Exclude the pictures and reproduce the remaining data exactly as written.
## BEGIN Recorded data
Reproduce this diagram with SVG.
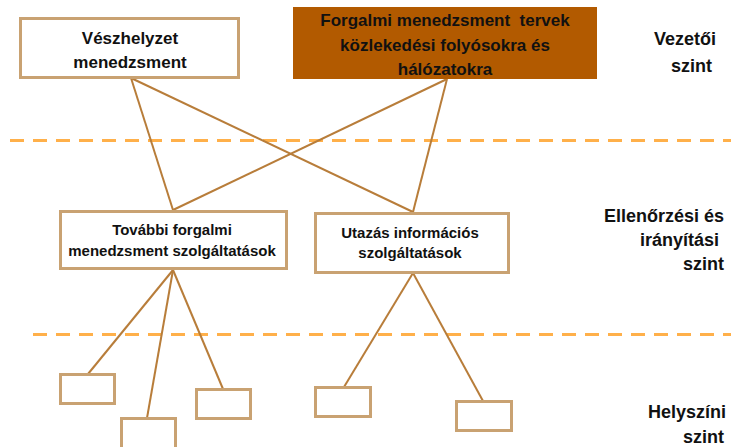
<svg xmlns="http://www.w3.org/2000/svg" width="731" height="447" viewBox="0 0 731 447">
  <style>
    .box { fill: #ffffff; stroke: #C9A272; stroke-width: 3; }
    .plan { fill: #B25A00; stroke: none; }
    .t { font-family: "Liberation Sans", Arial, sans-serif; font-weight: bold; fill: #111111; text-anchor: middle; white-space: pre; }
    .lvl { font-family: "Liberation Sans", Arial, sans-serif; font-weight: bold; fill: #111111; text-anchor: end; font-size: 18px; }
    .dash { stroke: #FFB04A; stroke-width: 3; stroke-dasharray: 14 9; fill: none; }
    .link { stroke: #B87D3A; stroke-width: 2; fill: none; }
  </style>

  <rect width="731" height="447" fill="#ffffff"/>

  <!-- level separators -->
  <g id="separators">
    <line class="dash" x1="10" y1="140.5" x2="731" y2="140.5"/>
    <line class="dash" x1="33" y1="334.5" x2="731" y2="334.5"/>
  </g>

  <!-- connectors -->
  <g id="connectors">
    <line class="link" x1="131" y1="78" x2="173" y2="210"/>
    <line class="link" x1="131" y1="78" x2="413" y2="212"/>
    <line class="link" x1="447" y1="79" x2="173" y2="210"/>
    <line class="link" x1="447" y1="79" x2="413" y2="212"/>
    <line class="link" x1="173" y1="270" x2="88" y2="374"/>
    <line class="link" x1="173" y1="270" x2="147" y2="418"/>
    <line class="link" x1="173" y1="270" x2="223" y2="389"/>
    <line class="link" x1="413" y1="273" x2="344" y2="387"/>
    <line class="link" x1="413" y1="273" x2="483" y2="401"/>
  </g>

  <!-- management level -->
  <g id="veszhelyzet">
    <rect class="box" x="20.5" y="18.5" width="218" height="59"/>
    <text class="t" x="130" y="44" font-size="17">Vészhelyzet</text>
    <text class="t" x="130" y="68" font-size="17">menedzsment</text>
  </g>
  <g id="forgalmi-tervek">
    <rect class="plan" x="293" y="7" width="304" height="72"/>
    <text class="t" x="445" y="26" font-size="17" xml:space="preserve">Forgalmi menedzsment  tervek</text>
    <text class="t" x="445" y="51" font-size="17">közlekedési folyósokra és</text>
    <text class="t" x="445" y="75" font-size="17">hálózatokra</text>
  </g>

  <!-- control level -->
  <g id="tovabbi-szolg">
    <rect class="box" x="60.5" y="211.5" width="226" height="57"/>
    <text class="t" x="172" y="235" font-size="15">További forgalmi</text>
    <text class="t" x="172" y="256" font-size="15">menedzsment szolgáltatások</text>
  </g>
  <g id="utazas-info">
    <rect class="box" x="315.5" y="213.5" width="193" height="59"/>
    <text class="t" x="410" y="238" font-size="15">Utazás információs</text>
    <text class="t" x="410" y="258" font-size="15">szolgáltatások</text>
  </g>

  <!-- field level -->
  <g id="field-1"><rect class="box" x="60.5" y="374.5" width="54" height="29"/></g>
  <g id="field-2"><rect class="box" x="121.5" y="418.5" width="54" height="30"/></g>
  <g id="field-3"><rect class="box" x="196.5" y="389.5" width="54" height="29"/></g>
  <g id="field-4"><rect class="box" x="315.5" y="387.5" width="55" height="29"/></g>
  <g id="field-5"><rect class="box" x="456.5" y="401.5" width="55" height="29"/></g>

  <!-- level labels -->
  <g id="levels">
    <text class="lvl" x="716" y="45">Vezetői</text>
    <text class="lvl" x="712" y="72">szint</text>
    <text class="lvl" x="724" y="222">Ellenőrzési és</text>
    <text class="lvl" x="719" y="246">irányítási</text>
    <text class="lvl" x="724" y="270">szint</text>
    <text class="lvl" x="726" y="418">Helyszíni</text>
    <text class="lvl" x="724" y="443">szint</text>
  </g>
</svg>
## END Recorded data
** Correct answer **
Reproduce this diagram with SVG.
<svg xmlns="http://www.w3.org/2000/svg" width="731" height="447" viewBox="0 0 731 447">
  <style>
    .box { fill: #ffffff; stroke: #C9A272; stroke-width: 3; }
    .plan { fill: #B25A00; stroke: none; }
    .t { font-family: "Liberation Sans", Arial, sans-serif; font-weight: bold; fill: #111111; text-anchor: middle; white-space: pre; }
    .lvl { font-family: "Liberation Sans", Arial, sans-serif; font-weight: bold; fill: #111111; text-anchor: end; font-size: 18px; }
    .dash { stroke: #FFB04A; stroke-width: 3; stroke-dasharray: 14 9; fill: none; }
    .link { stroke: #B87D3A; stroke-width: 2; fill: none; }
  </style>

  <rect width="731" height="447" fill="#ffffff"/>

  <!-- level separators -->
  <g id="separators">
    <line class="dash" x1="10" y1="140.5" x2="731" y2="140.5"/>
    <line class="dash" x1="33" y1="334.5" x2="731" y2="334.5"/>
  </g>

  <!-- connectors -->
  <g id="connectors">
    <line class="link" x1="131" y1="78" x2="173" y2="210"/>
    <line class="link" x1="131" y1="78" x2="413" y2="212"/>
    <line class="link" x1="447" y1="79" x2="173" y2="210"/>
    <line class="link" x1="447" y1="79" x2="413" y2="212"/>
    <line class="link" x1="173" y1="270" x2="88" y2="374"/>
    <line class="link" x1="173" y1="270" x2="147" y2="418"/>
    <line class="link" x1="173" y1="270" x2="223" y2="389"/>
    <line class="link" x1="413" y1="273" x2="344" y2="387"/>
    <line class="link" x1="413" y1="273" x2="483" y2="401"/>
  </g>

  <!-- management level -->
  <g id="veszhelyzet">
    <rect class="box" x="20.5" y="18.5" width="218" height="59"/>
    <text class="t" x="130" y="44" font-size="17">Vészhelyzet</text>
    <text class="t" x="130" y="68" font-size="17">menedzsment</text>
  </g>
  <g id="forgalmi-tervek">
    <rect class="plan" x="293" y="7" width="304" height="72"/>
    <text class="t" x="445" y="26" font-size="17" xml:space="preserve">Forgalmi menedzsment  tervek</text>
    <text class="t" x="445" y="51" font-size="17">közlekedési folyósokra és</text>
    <text class="t" x="445" y="75" font-size="17">hálózatokra</text>
  </g>

  <!-- control level -->
  <g id="tovabbi-szolg">
    <rect class="box" x="60.5" y="211.5" width="226" height="57"/>
    <text class="t" x="172" y="235" font-size="15">További forgalmi</text>
    <text class="t" x="172" y="256" font-size="15">menedzsment szolgáltatások</text>
  </g>
  <g id="utazas-info">
    <rect class="box" x="315.5" y="213.5" width="193" height="59"/>
    <text class="t" x="410" y="238" font-size="15">Utazás információs</text>
    <text class="t" x="410" y="258" font-size="15">szolgáltatások</text>
  </g>

  <!-- field level -->
  <g id="field-1"><rect class="box" x="60.5" y="374.5" width="54" height="29"/></g>
  <g id="field-2"><rect class="box" x="121.5" y="418.5" width="54" height="30"/></g>
  <g id="field-3"><rect class="box" x="196.5" y="389.5" width="54" height="29"/></g>
  <g id="field-4"><rect class="box" x="315.5" y="387.5" width="55" height="29"/></g>
  <g id="field-5"><rect class="box" x="456.5" y="401.5" width="55" height="29"/></g>

  <!-- level labels -->
  <g id="levels">
    <text class="lvl" x="716" y="45">Vezetői</text>
    <text class="lvl" x="712" y="72">szint</text>
    <text class="lvl" x="724" y="222">Ellenőrzési és</text>
    <text class="lvl" x="719" y="246">irányítási</text>
    <text class="lvl" x="724" y="270">szint</text>
    <text class="lvl" x="726" y="418">Helyszíni</text>
    <text class="lvl" x="724" y="443">szint</text>
  </g>
</svg>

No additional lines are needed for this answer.